Looking right at you is Zofia Dąbrowska, 19, medic in the Home Army "Zośka" Battalion, photographed three days before she suffered wounds that would kill her within twenty-four hours.
Looking right at you is Zofia Dąbrowska, 19, medic in the Home Army "Zośka" Battalion, photographed three days before she suffered wounds that would kill her within twenty-four hours.
➡ The Warsaw Uprising, which broke out 1 August 1944, was the Polish Underground’s effort to liberate the capital city from the Germans, and to show the approaching Soviets that we'd taken it, we had it, and we’d keep it. No need to bring us a government cause we already have one, thank you very much.
➡ 50,000 people fought, many more helped; 16,000 to 18,000 underground soldiers perished, and at least ten times that number of civilians lost their lives. 17,000 combatants went into POW camps, up to 450,000 non-combatants into concentration and work camps.
➡ The city was razed to the ground, most of it after the Uprising. On Hitler’s express orders, Brandkommandos, flamethrower operators, and Sprengkommandos, explosives teams, went street after street and block after block. In addition to thousands residential buildings, they levelled 80% of museums, 90% of historic buildings and 100% of train stations and bridges.
➡ The Uprising failed to become a number of things.
➡ First of all, it didn’t turn out a military success it had aimed for, with the German troops thrown out and thousands of their POWs with hands in the air.

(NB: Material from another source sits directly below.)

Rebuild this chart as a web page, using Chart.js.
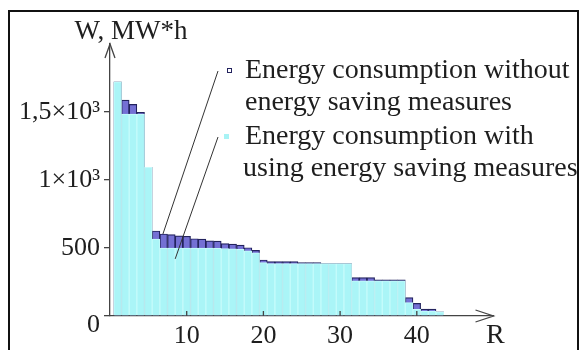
<!DOCTYPE html>
<html>
<head>
<meta charset="utf-8">
<script src="https://cdn.jsdelivr.net/npm/chart.js@4"></script>
<style>
  html, body { margin: 0; padding: 0; background: #fff; }
  #wrap { width: 582px; height: 350px; position: relative; }
</style>
</head>
<body>
<div id="wrap"><canvas id="c"></canvas></div>
<script>
// Rank of consumer (R) and energy consumption W, MW*h
const rank = [1, 2, 3, 4, 5, 6, 7, 8, 9, 10, 11, 12, 13, 14, 15, 16, 17, 18, 19, 20,
  21, 22, 23, 24, 25, 26, 27, 28, 29, 30, 31, 32, 33, 34, 35, 36, 37, 38, 39, 40, 41, 42, 43];

const withoutSaving = [1722, 1588, 1556, 1497, 1093, 625, 603, 598, 590, 586, 568, 565, 553, 550, 532, 528, 522, 502, 482, 412,
  400, 400, 400, 400, 392, 392, 392, 385, 385, 385, 385, 282, 282, 282, 266, 266, 266, 266, 135, 93, 51, 51, 30];

const withSaving = [1722, 1485, 1485, 1485, 1093, 566, 500, 500, 500, 500, 500, 500, 500, 498, 496, 494, 490, 480, 465, 392,
  385, 385, 385, 385, 385, 385, 385, 385, 385, 385, 385, 259, 259, 259, 259, 259, 259, 259, 98, 49, 37, 37, 30];

const yTickValues = [0, 500, 1000, 1500];
const yTickLabels = [['', '0'], '500', '1×10³', '1,5×10³'];
const xTickValues = [10, 20, 30, 40];

const yAxisTitle = 'W, MW*h';
const xAxisTitle = 'R';
const legendWithout = ['Energy consumption without', 'energy saving measures'];
const legendWith = ['Energy consumption with', 'using energy saving measures'];
// where each legend leader line points, in data units (R, W)
const leaderWithout = [6.9, 603];
const leaderWith = [8.5, 420];

const serif = "'Liberation Serif', 'Times New Roman', serif";
const ink = '#1e1e1e';

const decorations = {
  id: 'decorations',
  beforeDraw(chart) {
    const ctx = chart.ctx;
    ctx.save();
    ctx.fillStyle = '#ffffff';
    ctx.fillRect(0, 0, chart.width, chart.height);
    // outer frame
    ctx.strokeStyle = '#111';
    ctx.lineWidth = 2;
    ctx.beginPath();
    ctx.moveTo(9, chart.height + 2);
    ctx.lineTo(9, 11);
    ctx.lineTo(578, 11);
    ctx.lineTo(578, chart.height + 2);
    ctx.stroke();
    ctx.restore();
  },
  afterDraw(chart) {
    const ctx = chart.ctx;
    const xs = chart.scales.x, ys = chart.scales.y;
    const area = chart.chartArea;
    ctx.save();
    ctx.strokeStyle = '#444';
    ctx.lineWidth = 1.3;

    // inward ticks on the R axis
    ctx.beginPath();
    xTickValues.forEach(v => {
      const px = xs.getPixelForValue(v);
      ctx.moveTo(px, area.bottom);
      ctx.lineTo(px, area.bottom - 5);
    });
    ctx.stroke();

    // axis arrowheads
    ctx.beginPath();
    ctx.moveTo(area.right - 18, area.bottom - 6);
    ctx.lineTo(area.right, area.bottom);
    ctx.lineTo(area.right - 18, area.bottom + 6);
    ctx.moveTo(area.left - 5, area.top + 14);
    ctx.lineTo(area.left, area.top);
    ctx.lineTo(area.left + 5, area.top + 14);
    ctx.stroke();

    // axis titles
    ctx.fillStyle = ink;
    ctx.textBaseline = 'alphabetic';
    ctx.font = '27px ' + serif;
    ctx.textAlign = 'center';
    ctx.fillText(yAxisTitle, 131, 39);
    ctx.font = '28px ' + serif;
    ctx.textAlign = 'left';
    ctx.fillText(xAxisTitle, 486, 343);

    // legend leader lines
    ctx.strokeStyle = '#333';
    ctx.lineWidth = 1;
    ctx.beginPath();
    ctx.moveTo(218, 71);
    ctx.lineTo(xs.getPixelForValue(leaderWithout[0]), ys.getPixelForValue(leaderWithout[1]));
    ctx.moveTo(218, 137);
    ctx.lineTo(xs.getPixelForValue(leaderWith[0]), ys.getPixelForValue(leaderWith[1]));
    ctx.stroke();

    // legend markers
    ctx.fillStyle = '#ffffff';
    ctx.strokeStyle = '#23235e';
    ctx.fillRect(227, 68, 4, 4);
    ctx.strokeRect(227.5, 68.5, 4, 4);
    ctx.fillStyle = '#a8f3f5';
    ctx.fillRect(224, 134, 5, 5);

    // legend text
    ctx.fillStyle = ink;
    ctx.font = '28px ' + serif;
    ctx.textAlign = 'left';
    ctx.fillText(legendWithout[0], 245, 78);
    ctx.fillText(legendWithout[1], 245, 110);
    ctx.fillText(legendWith[0], 245, 144);
    ctx.fillText(legendWith[1], 243, 176);
    ctx.restore();
  }
};

new Chart(document.getElementById('c'), {
  type: 'bar',
  data: {
    datasets: [
      {
        label: legendWith.join(' '),
        data: rank.map((r, i) => ({ x: r, y: withSaving[i] })),
        backgroundColor: 'rgb(170, 245, 247)',
        borderColor: 'rgb(198, 251, 251)',
        borderWidth: 1,
        grouped: false,
        barPercentage: 1,
        categoryPercentage: 1,
        order: 0
      },
      {
        label: legendWithout.join(' '),
        data: rank.map((r, i) => ({ x: r, y: withoutSaving[i] })),
        backgroundColor: 'rgb(116, 112, 212)',
        borderColor: '#23235e',
        borderWidth: 1.2,
        grouped: false,
        barPercentage: 1,
        categoryPercentage: 1,
        order: 1
      }
    ]
  },
  options: {
    responsive: true,
    maintainAspectRatio: false,
    animation: false,
    events: [],
    layout: { padding: { left: 0, top: 44, right: 88.5, bottom: 0 } },
    plugins: { legend: { display: false }, tooltip: { enabled: false } },
    scales: {
      x: {
        type: 'linear',
        min: 0,
        max: 50,
        offset: false,
        afterFit(s) { s.height = 34; },
        afterBuildTicks(s) { s.ticks = xTickValues.map(v => ({ value: v })); },
        grid: { display: false },
        border: { display: true, color: '#444', width: 1.3 },
        ticks: {
          padding: 0,
          color: ink,
          font: { family: serif, size: 26, lineHeight: 0.95 },
          maxRotation: 0,
          autoSkip: false
        }
      },
      y: {
        type: 'linear',
        min: 0,
        max: 2000,
        afterFit(s) { s.width = 110; },
        afterBuildTicks(s) { s.ticks = yTickValues.map(v => ({ value: v })); },
        grid: { display: true, drawOnChartArea: false, drawTicks: true, tickLength: 6, color: '#444', lineWidth: 1.3 },
        border: { display: true, color: '#444', width: 1.3 },
        ticks: {
          padding: 4,
          color: ink,
          font: { family: serif, size: 26, lineHeight: 0.7 },
          autoSkip: false,
          callback: v => yTickLabels[yTickValues.indexOf(v)]
        }
      }
    }
  },
  plugins: [decorations]
});
</script>
</body>
</html>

➡ It wasn’t the best plan ever. Nor was it perfectly executed. Nor had the preparations been adequate or timing right.
➡ It was hard on non-combatants. Thousands of them died in the fights or German executions, suffered injuries or lost relatives; the survivors were put in camps or thrown out of the city.
➡ Yet, it certainly was other things.
➡ It was Polish Resistance trying to end the German occupation – which had lasted way too long and had cost the country way too much.
➡ It was a shot at payback – for countless massacres, concentration and death camps, broken lives, wiped-out families and ruined dreams.
➡ It was a demonstration of power to the advancing Soviets: they’d either liberate the Polish capital or find it liberated. Appearances always matter.
➡ It was a joint effort of several underground groups; next to the Home Army fought socialists, right-ring National Armed Forces, Jews and pro-Soviet People’s Army.
➡ But most of all, it was these young people who pitted their inadequate training and scarce firearms against the other side’s experience, excellent weapons and hardened killers. That took courage – and a whole generation had it and showed it.
➡ Thousands of teenagers and 20-year-olds like Zofia Dąbrowska didn’t hesitate to risk the remaining decades of their lives for the simple concept: we take back what’s ours. You may take it from us, you may even have it for a while, but you certainly won't keep it.
➡ So, today, forget imperfect plans, inadequate weaponry or bad timing, and remember these young people who were the Warsaw Uprising.